**Exercise**
Transcribe the records that follow. Keep every word exactly, and drop the pictures.
── Given data ──
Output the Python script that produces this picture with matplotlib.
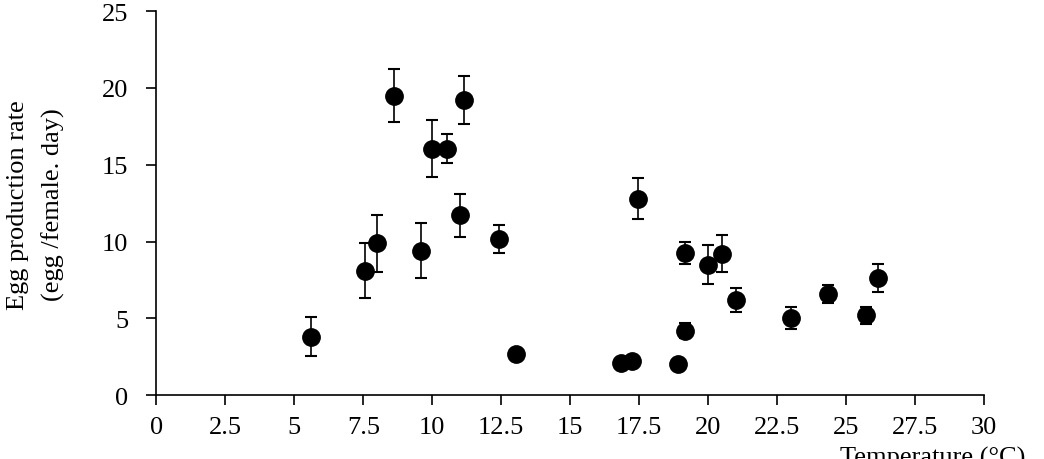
import matplotlib
matplotlib.use('Agg')
import matplotlib.pyplot as plt

# temperature (°C), egg production rate and its error
temp = [5.6, 7.55, 8.0, 8.6, 9.6, 10.0, 10.55, 11.0, 11.15, 12.4, 13.05,
        16.85, 17.25, 17.45, 18.9, 19.15, 19.15, 20.0, 20.5, 21.0, 23.0,
        24.35, 25.7, 26.15]
egg_rate = [3.8, 8.1, 9.9, 19.5, 9.4, 16.05, 16.05, 11.7, 19.2, 10.15, 2.7,
            2.1, 2.25, 12.8, 2.05, 4.2, 9.25, 8.5, 9.2, 6.2, 5.05,
            6.6, 5.2, 7.65]
egg_err = [1.27, 1.8, 1.85, 1.73, 1.8, 1.85, 0.95, 1.4, 1.55, 0.9, 0.3,
           0.3, 0.3, 1.33, 0.3, 0.5, 0.7, 1.28, 1.2, 0.78, 0.72,
           0.6, 0.55, 0.9]

x_ticks = [0, 2.5, 5, 7.5, 10, 12.5, 15, 17.5, 20, 22.5, 25, 27.5, 30]
x_labels = ['0', '2.5', '5', '7.5', '10', '12.5', '15', '17.5', '20',
            '22.5', '25', '27.5', '30']
y_ticks = [0, 5, 10, 15, 20, 25]

plt.rcParams['font.family'] = ['Liberation Serif', 'DejaVu Serif']
plt.rcParams['font.size'] = 19

fig = plt.figure(figsize=(10.44, 4.6), dpi=100)
ax = fig.add_axes([0.1497, 0.1385, 0.7931, 0.8354])

ax.errorbar(temp, egg_rate, yerr=egg_err, fmt='o', color='black',
            markersize=12.5, elinewidth=1.2, capsize=4.6, capthick=1.5)

ax.set_xlim(0, 30)
ax.set_ylim(0, 25)
ax.set_xticks(x_ticks)
ax.set_xticklabels(x_labels)
ax.set_yticks(y_ticks)
ax.spines['top'].set_visible(False)
ax.spines['right'].set_visible(False)
ax.spines['left'].set_linewidth(1.2)
ax.spines['bottom'].set_linewidth(1.2)
ax.tick_params(axis='x', direction='out', length=7.2, width=1.2, pad=8)
ax.tick_params(axis='y', direction='out', length=7.2, width=1.2, pad=13)

# axis titles placed like the original
fig.text(18 / 1044, 1 - 205 / 460, 'Egg production rate', rotation=90,
         ha='center', va='center')
fig.text(53 / 1044, 1 - 205 / 460, '(egg /female. day)', rotation=90,
         ha='center', va='center')
fig.text(840 / 1044, 1 - 447 / 460, 'Temperature (°C)', ha='left', va='top')

fig.savefig('out.png', dpi=100)
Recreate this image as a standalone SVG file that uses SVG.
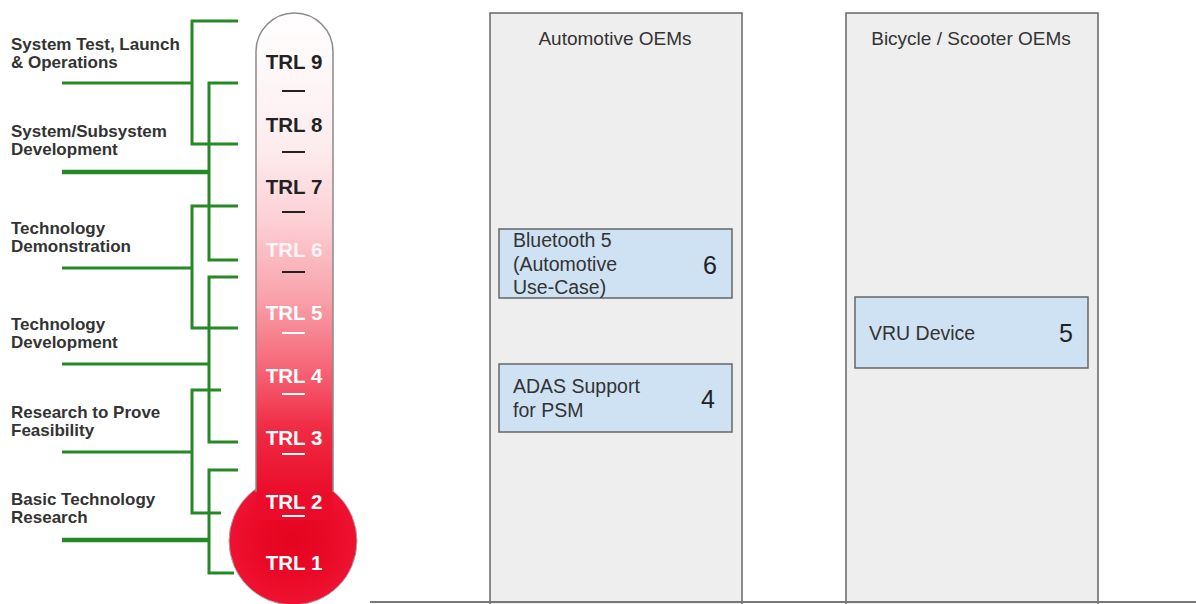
───
**Solved exercise**
Output the Python script that produces this picture with matplotlib.
import matplotlib
matplotlib.use('Agg')
import matplotlib.pyplot as plt

# temperature (°C), egg production rate and its error
temp = [5.6, 7.55, 8.0, 8.6, 9.6, 10.0, 10.55, 11.0, 11.15, 12.4, 13.05,
        16.85, 17.25, 17.45, 18.9, 19.15, 19.15, 20.0, 20.5, 21.0, 23.0,
        24.35, 25.7, 26.15]
egg_rate = [3.8, 8.1, 9.9, 19.5, 9.4, 16.05, 16.05, 11.7, 19.2, 10.15, 2.7,
            2.1, 2.25, 12.8, 2.05, 4.2, 9.25, 8.5, 9.2, 6.2, 5.05,
            6.6, 5.2, 7.65]
egg_err = [1.27, 1.8, 1.85, 1.73, 1.8, 1.85, 0.95, 1.4, 1.55, 0.9, 0.3,
           0.3, 0.3, 1.33, 0.3, 0.5, 0.7, 1.28, 1.2, 0.78, 0.72,
           0.6, 0.55, 0.9]

x_ticks = [0, 2.5, 5, 7.5, 10, 12.5, 15, 17.5, 20, 22.5, 25, 27.5, 30]
x_labels = ['0', '2.5', '5', '7.5', '10', '12.5', '15', '17.5', '20',
            '22.5', '25', '27.5', '30']
y_ticks = [0, 5, 10, 15, 20, 25]

plt.rcParams['font.family'] = ['Liberation Serif', 'DejaVu Serif']
plt.rcParams['font.size'] = 19

fig = plt.figure(figsize=(10.44, 4.6), dpi=100)
ax = fig.add_axes([0.1497, 0.1385, 0.7931, 0.8354])

ax.errorbar(temp, egg_rate, yerr=egg_err, fmt='o', color='black',
            markersize=12.5, elinewidth=1.2, capsize=4.6, capthick=1.5)

ax.set_xlim(0, 30)
ax.set_ylim(0, 25)
ax.set_xticks(x_ticks)
ax.set_xticklabels(x_labels)
ax.set_yticks(y_ticks)
ax.spines['top'].set_visible(False)
ax.spines['right'].set_visible(False)
ax.spines['left'].set_linewidth(1.2)
ax.spines['bottom'].set_linewidth(1.2)
ax.tick_params(axis='x', direction='out', length=7.2, width=1.2, pad=8)
ax.tick_params(axis='y', direction='out', length=7.2, width=1.2, pad=13)

# axis titles placed like the original
fig.text(18 / 1044, 1 - 205 / 460, 'Egg production rate', rotation=90,
         ha='center', va='center')
fig.text(53 / 1044, 1 - 205 / 460, '(egg /female. day)', rotation=90,
         ha='center', va='center')
fig.text(840 / 1044, 1 - 447 / 460, 'Temperature (°C)', ha='left', va='top')

fig.savefig('out.png', dpi=100)
Recreate this image as a standalone SVG file that uses SVG.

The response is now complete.